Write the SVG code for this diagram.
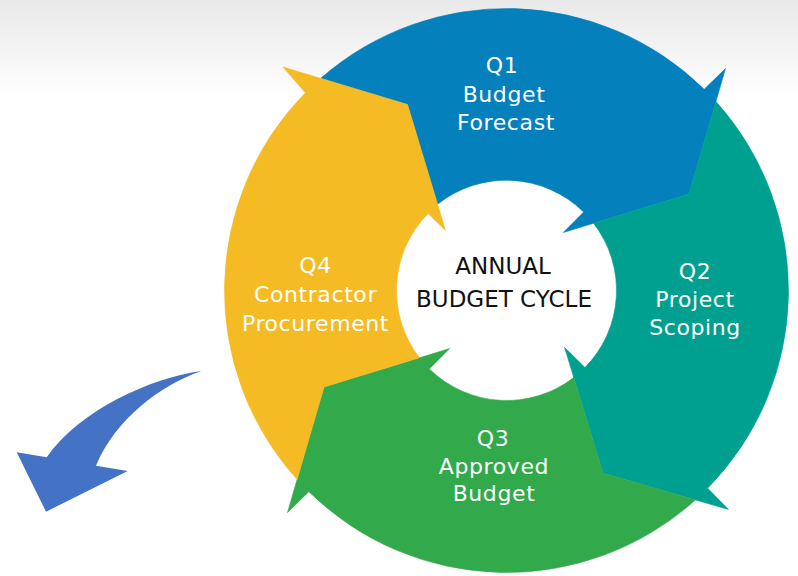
<svg xmlns="http://www.w3.org/2000/svg" width="798" height="576" viewBox="0 0 798 576">
  <defs>
    <linearGradient id="haze" x1="0" y1="0" x2="0" y2="1">
      <stop offset="0" stop-color="#e9e9e9"/>
      <stop offset="0.55" stop-color="#f4f4f4"/>
      <stop offset="1" stop-color="#ffffff"/>
    </linearGradient>
    <style>
      .seg-blue { fill: #0480bc; stroke: #0480bc; stroke-width: 0.6; stroke-linejoin: miter; }
      .seg-teal { fill: #00a091; stroke: #00a091; stroke-width: 0.6; stroke-linejoin: miter; }
      .seg-green { fill: #32aa4b; stroke: #32aa4b; stroke-width: 0.6; stroke-linejoin: miter; }
      .seg-yellow { fill: #f5bb25; stroke: #f5bb25; stroke-width: 0.6; stroke-linejoin: miter; }
      .label { font-family: "DejaVu Sans", "Noto Sans", sans-serif; font-size: 22px; letter-spacing: 0.6px; fill: #ffffff; text-anchor: middle; }
      .title { font-family: "DejaVu Sans", "Noto Sans", sans-serif; font-size: 23px; fill: #111111; text-anchor: middle; }
      .pointer { fill: #4472c4; }
    </style>
  </defs>

  <!-- page background with a soft grey band along the top -->
  <rect x="0" y="0" width="798" height="576" fill="#ffffff"/>
  <rect x="0" y="0" width="798" height="95" fill="url(#haze)"/>

  <!-- Q1: top segment, arrowhead pointing into Q2 -->
  <g id="node-q1">
    <path class="seg-blue" d="M320.71,78.36 A282,282 0 0 1 704.16,89.36 L725.5,68.5 L689,194 L563.3,232.5 L583.6,212.04 A110,110 0 0 0 437.59,204.26 L407.5,104.5 Z"/>
    <text class="label" x="502" y="72.5">Q1</text>
    <text class="label" x="504" y="101.5">Budget</text>
    <text class="label" x="506" y="130">Forecast</text>
  </g>

  <!-- Q2: right segment -->
  <g id="node-q2">
    <path class="seg-teal" d="M715.88,101.59 A282,282 0 0 1 707.64,488.16 L728.5,509.5 L603,473 L564.5,347.3 L584.96,367.6 A110,110 0 0 0 593.54,223.24 L689,194 Z"/>
    <text class="label" x="695" y="278.5">Q2</text>
    <text class="label" x="695" y="307">Project</text>
    <text class="label" x="695" y="335">Scoping</text>
  </g>

  <!-- Q3: bottom segment -->
  <g id="node-q3">
    <path class="seg-green" d="M695.41,499.88 A282,282 0 0 1 308.84,491.64 L287.5,512.5 L324,387 L449.7,348.5 L429.4,368.96 A110,110 0 0 0 573.76,377.54 L603,473 Z"/>
    <text class="label" x="493" y="445.7">Q3</text>
    <text class="label" x="494" y="474">Approved</text>
    <text class="label" x="494" y="501">Budget</text>
  </g>

  <!-- Q4: left segment -->
  <g id="node-q4">
    <path class="seg-yellow" d="M297.12,479.41 A282,282 0 0 1 305.36,92.84 L283,67 L407.5,104.5 L445.5,230.5 L428.04,213.4 A110,110 0 0 0 419.46,357.76 L324,387 Z"/>
    <text class="label" x="315.5" y="273.3">Q4</text>
    <text class="label" x="315.5" y="302">Contractor</text>
    <text class="label" x="315.5" y="331">Procurement</text>
  </g>

  <!-- hub caption -->
  <g id="node-center">
    <text class="title" x="503" y="274.3">ANNUAL</text>
    <text class="title" x="504" y="306.7">BUDGET CYCLE</text>
  </g>

  <!-- curved pointer leaving the cycle -->
  <g id="connectors">
    <path class="pointer" d="M201.7,371 C150,378 80,410 46.7,457.3 L16.7,452.3 L46,511.7 L127.7,471 L96,465.7 C115,420 160,385 201.7,371 Z"/>
  </g>
</svg>
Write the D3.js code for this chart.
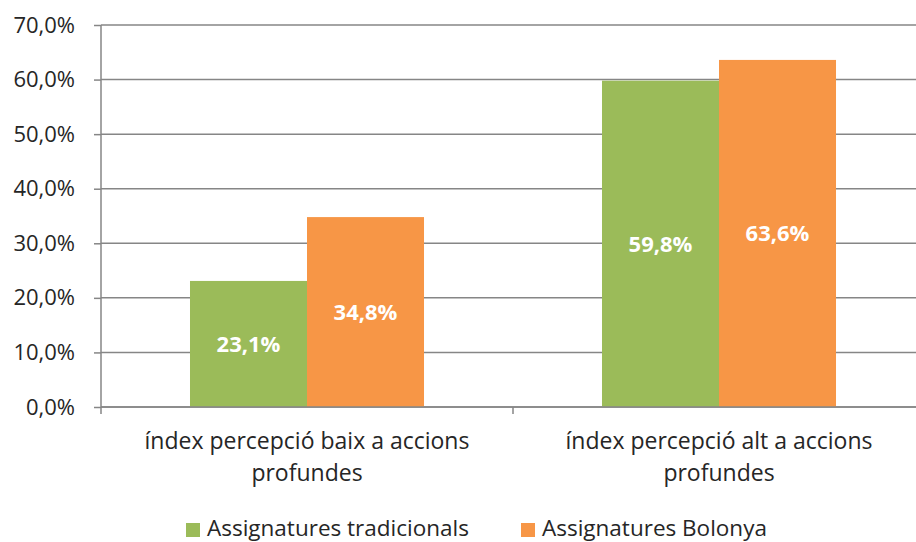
<!DOCTYPE html>
<html>
<head>
<meta charset="utf-8">
<script src="https://cdn.jsdelivr.net/npm/d3@7"></script>
<style>
  body { margin: 0; background: #fff; }
  svg { display: block; font-family: "Open Sans", sans-serif; }
  svg text { font-family: "Open Sans", sans-serif; }
</style>
</head>
<body>
<svg id="chart" width="916" height="542"></svg>
<script>
// data
const categories = [
  ["índex percepció baix a accions", "profundes"],
  ["índex percepció alt a accions", "profundes"]
];
const seriesNames = ["Assignatures tradicionals", "Assignatures Bolonya"];
const traditional = [23.1, 59.8];
const bologna = [34.8, 63.6];
const yTicks = [0, 10, 20, 30, 40, 50, 60, 70];
const colors = ["#9BBB59", "#F79646"];

const svg = d3.select("#chart");
const plotLeft = 101, plotRight = 925, plotTop = 25, plotBottom = 407;
const textColor = "#262626";
const gridColor = "#868686";

const x = d3.scaleBand()
  .domain(d3.range(categories.length))
  .range([plotLeft, plotRight])
  .paddingInner(0.432)
  .paddingOuter(0.216);

const xSub = d3.scaleBand()
  .domain(d3.range(seriesNames.length))
  .range([0, x.bandwidth()]);

const y = d3.scaleLinear()
  .domain([0, 70])
  .range([plotBottom, plotTop]);

const fmt = v => d3.format(".1f")(v).replace(".", ",") + "%";

// y axis ticks + labels
const yAxis = svg.append("g")
  .attr("transform", "translate(" + plotLeft + ",0)")
  .call(d3.axisLeft(y).tickValues(yTicks).tickSize(7).tickPadding(19).tickFormat(fmt));
yAxis.attr("font-family", null);
yAxis.select(".domain").remove();
yAxis.selectAll("line").attr("stroke", gridColor).attr("stroke-width", 1.5);
yAxis.selectAll("text")
  .attr("font-size", 22)
  .attr("fill", textColor);

// gridlines
svg.append("g")
  .selectAll("line")
  .data(yTicks)
  .enter()
  .append("line")
  .attr("x1", plotLeft)
  .attr("x2", 916)
  .attr("y1", d => y(d))
  .attr("y2", d => y(d))
  .attr("stroke", gridColor)
  .attr("stroke-width", 1.5);

// bars
const rows = [traditional, bologna];
const groups = svg.append("g")
  .selectAll("g")
  .data(categories.map((c, i) => i))
  .enter()
  .append("g")
  .attr("transform", i => "translate(" + x(i) + ",0)");

groups.selectAll("rect")
  .data(i => rows.map((r, s) => ({ s: s, v: r[i] })))
  .enter()
  .append("rect")
  .attr("x", d => xSub(d.s))
  .attr("width", xSub.bandwidth())
  .attr("y", d => y(d.v))
  .attr("height", d => y(0) - y(d.v))
  .attr("fill", d => colors[d.s]);

groups.selectAll("text")
  .data(i => rows.map((r, s) => ({ s: s, v: r[i] })))
  .enter()
  .append("text")
  .attr("x", d => xSub(d.s) + xSub.bandwidth() / 2)
  .attr("y", d => (y(d.v) + y(0)) / 2)
  .attr("dy", "0.36em")
  .attr("text-anchor", "middle")
  .attr("font-size", 22)
  .attr("font-weight", "bold")
  .attr("fill", "#fff")
  .text(d => fmt(d.v));

// y axis line
svg.append("line")
  .attr("x1", plotLeft).attr("x2", plotLeft)
  .attr("y1", plotTop).attr("y2", plotBottom)
  .attr("stroke", gridColor)
  .attr("stroke-width", 1.5);

// x axis
svg.append("line")
  .attr("x1", plotLeft).attr("x2", 916)
  .attr("y1", plotBottom).attr("y2", plotBottom)
  .attr("stroke", gridColor)
  .attr("stroke-width", 1.5);

const xTicks = [plotLeft, x(1) - x.step() * x.paddingInner() / 2, plotRight];
svg.append("g")
  .selectAll("line")
  .data(xTicks)
  .enter()
  .append("line")
  .attr("x1", d => d).attr("x2", d => d)
  .attr("y1", plotBottom).attr("y2", plotBottom + 7)
  .attr("stroke", gridColor)
  .attr("stroke-width", 1.5);

// category labels
const catLabels = svg.append("g")
  .selectAll("text")
  .data(categories)
  .enter()
  .append("text")
  .attr("text-anchor", "middle")
  .attr("font-size", 23)
  .attr("fill", textColor);
catLabels.selectAll("tspan")
  .data((c, i) => c.map(line => ({ line: line, i: i })))
  .enter()
  .append("tspan")
  .attr("x", d => x(d.i) + x.bandwidth() / 2)
  .attr("y", (d, j) => 449 + j * 32)
  .text(d => d.line);

// legend
const legendX = [186, 521];
const legend = svg.append("g")
  .selectAll("g")
  .data(seriesNames)
  .enter()
  .append("g")
  .attr("transform", (d, i) => "translate(" + legendX[i] + ",523)");
legend.append("rect")
  .attr("width", 14).attr("height", 14)
  .attr("fill", (d, i) => colors[i]);
legend.append("text")
  .attr("x", 21)
  .attr("y", 13)
  .attr("font-size", 22.5)
  .attr("fill", textColor)
  .text(d => d);
</script>
</body>
</html>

⁂

● WHAT YOU SHOULD DO
Take the material above and output only the lines from the one that contains "Write the D3.js code for this chart." through the one that contains "const fmt = v", ends included and images left out.

● ANSWER FOR THIS EXERCISE
Write the D3.js code for this chart.
<!DOCTYPE html>
<html>
<head>
<meta charset="utf-8">
<script src="https://cdn.jsdelivr.net/npm/d3@7"></script>
<style>
  body { margin: 0; background: #fff; }
  svg { display: block; font-family: "Open Sans", sans-serif; }
  svg text { font-family: "Open Sans", sans-serif; }
</style>
</head>
<body>
<svg id="chart" width="916" height="542"></svg>
<script>
// data
const categories = [
  ["índex percepció baix a accions", "profundes"],
  ["índex percepció alt a accions", "profundes"]
];
const seriesNames = ["Assignatures tradicionals", "Assignatures Bolonya"];
const traditional = [23.1, 59.8];
const bologna = [34.8, 63.6];
const yTicks = [0, 10, 20, 30, 40, 50, 60, 70];
const colors = ["#9BBB59", "#F79646"];

const svg = d3.select("#chart");
const plotLeft = 101, plotRight = 925, plotTop = 25, plotBottom = 407;
const textColor = "#262626";
const gridColor = "#868686";

const x = d3.scaleBand()
  .domain(d3.range(categories.length))
  .range([plotLeft, plotRight])
  .paddingInner(0.432)
  .paddingOuter(0.216);

const xSub = d3.scaleBand()
  .domain(d3.range(seriesNames.length))
  .range([0, x.bandwidth()]);

const y = d3.scaleLinear()
  .domain([0, 70])
  .range([plotBottom, plotTop]);

const fmt = v => d3.format(".1f")(v).replace(".", ",") + "%";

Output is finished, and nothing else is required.